It’s tiny, but to some Newburgh residents, it’s mighty. A little brick building in Newburgh is hoping to be preserved. Now, Newburgh residents are coming together to help preserve a little piece of of the town’s past.
Nobody even knew it was there until something devastating happened, it was reborn. Now people are hoping they can save this little building on West Jennings Street for good.
In every small town, there’s always a little piece of the past. Along West Jennings Street in Newburgh, there’s a little brick building that’s a part of this town’s history.
“Originally it was a little white home that sat there and it was when they were tearing down the home that it was exposed,” Newburgh resident Melinda Mitchell said.
Jim Renne says the building dates back to the 1840’s. He says it was covered by a house until a fire happened and it was made visible and a local resident restored the little brick building with the remains.
“A piece of history that dates to the very early founding of your town I think is nice to preserve,” he said.
Renne and various Newburgh residents have asked the town for help.
“The town council has said if you can come up with the money to save the building, we will give you a spot to put it,” Renne said. “One is the trail head which would be welcome to our quaint for our little town greeting and the second option is the Old Lock and Dam.”
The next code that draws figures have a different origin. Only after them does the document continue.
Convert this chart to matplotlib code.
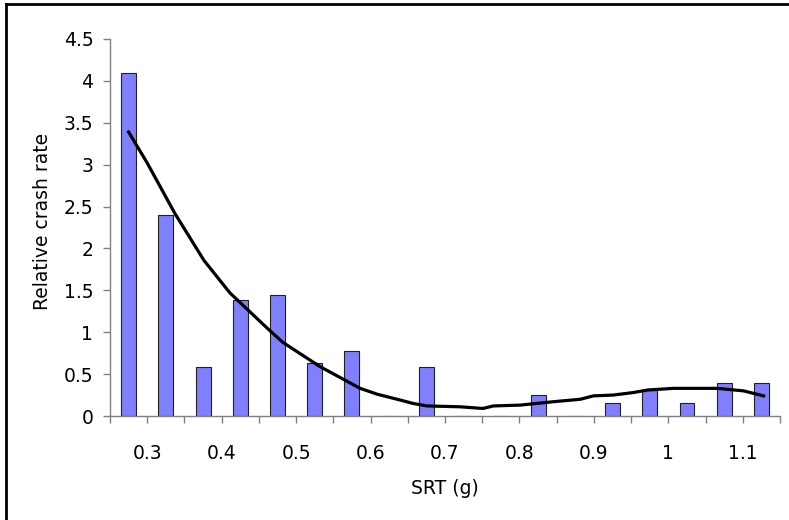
import numpy as np
import matplotlib.pyplot as plt
from matplotlib.lines import Line2D

plt.rcParams['font.family'] = ['DejaVu Sans']

# SRT bins (centres, g) and relative crash rate per bin
srt_bins = [0.275, 0.325, 0.375, 0.425, 0.475, 0.525, 0.575, 0.625, 0.675,
            0.725, 0.775, 0.825, 0.875, 0.925, 0.975, 1.025, 1.075, 1.125]
crash_rate = [4.10, 2.40, 0.59, 1.39, 1.45, 0.63, 0.77, 0.0, 0.59,
              0.0, 0.0, 0.25, 0.0, 0.15, 0.31, 0.15, 0.39, 0.39]

# smoothed trend line
trend_x = [0.275, 0.300, 0.337, 0.376, 0.411, 0.461, 0.482, 0.532, 0.586,
           0.609, 0.640, 0.657, 0.676, 0.720, 0.751, 0.765, 0.801, 0.845,
           0.882, 0.899, 0.926, 0.953, 0.972, 1.007, 1.066, 1.101, 1.128]
trend_y = [3.39, 3.02, 2.42, 1.86, 1.47, 1.05, 0.88, 0.59, 0.33,
           0.26, 0.19, 0.15, 0.12, 0.11, 0.09, 0.12, 0.13, 0.17,
           0.20, 0.24, 0.25, 0.28, 0.31, 0.33, 0.33, 0.30, 0.24]

x_ticks = np.round(np.arange(0.25, 1.1501, 0.05), 2)
x_labels = [f"{t:g}" if abs(t * 10 - round(t * 10)) < 1e-6 else "" for t in x_ticks]
y_ticks = np.arange(0, 4.51, 0.5)

fig = plt.figure(figsize=(7.89, 5.2), dpi=100)
ax = fig.add_axes([110 / 789, 1 - 416 / 520, 670 / 789, 377 / 520])

ax.bar(srt_bins, crash_rate, width=0.02, color="#8080ff",
       edgecolor="#202020", linewidth=0.8, zorder=2)
ax.plot(trend_x, trend_y, color="black", linewidth=2.3, zorder=3)

ax.set_xlim(0.25, 1.15)
ax.set_ylim(0, 4.5)
ax.set_xticks(x_ticks)
ax.set_xticklabels(x_labels)
ax.set_yticks(y_ticks)
ax.set_yticklabels([f"{v:g}" for v in y_ticks])

for side in ["top", "right"]:
    ax.spines[side].set_visible(False)
for side in ["left", "bottom"]:
    ax.spines[side].set_color("#808080")
    ax.spines[side].set_linewidth(1.0)
ax.tick_params(axis="both", colors="#808080", labelcolor="black",
               labelsize=13.5, length=5, width=1.0, direction="out")
ax.tick_params(axis="x", pad=15)
ax.tick_params(axis="y", pad=7)

ax.set_xlabel("SRT (g)", fontsize=13.5, labelpad=12)
ax.set_ylabel("Relative crash rate", fontsize=13.5)
ax.yaxis.set_label_coords(-0.087, 0.517)

# chart-area border (only left and top edges visible)
fig.add_artist(Line2D([6 / 789, 6 / 789], [0, 1 - 4 / 520], color="black", linewidth=2))
fig.add_artist(Line2D([6 / 789, 1], [1 - 4 / 520, 1 - 4 / 520], color="black", linewidth=2))

fig.savefig("out.png", dpi=100)
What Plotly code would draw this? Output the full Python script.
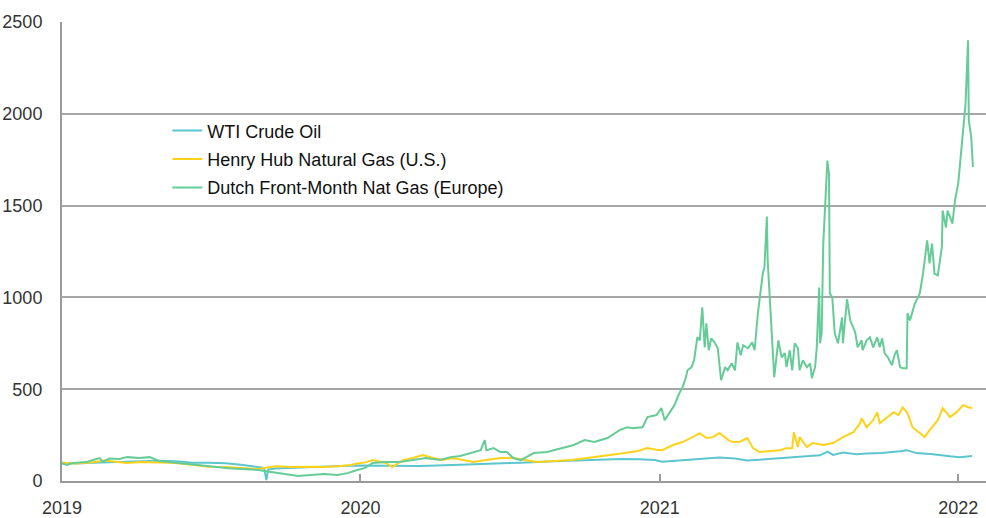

There’s options already filling Renne’s mind on what to do with it, but they aren’t cheap.
“One of the actual physical moving of the structure and that can be a range of $40,000 to $55,000. Another option we had was destructing it brick by brick rebuilding it,” Renne said.
The property’s new owners hope to build another structure. They’re giving Renne and other people interested in rehabbing the building a year to move it.
“Throughout communities historic buildings are destroyed all the time and not taken care of so this is just something that is a little jewel in our town,” Mitchell said.
The bricks the home is built of may eventually have a new address, but its history will remain.
Donations to help with the cost of restoring the building are being collected at Historic Newburgh Incorporated. They are serving as the nonprofit organization so that donations can be tax deductible. Currently, they’ve raised $300.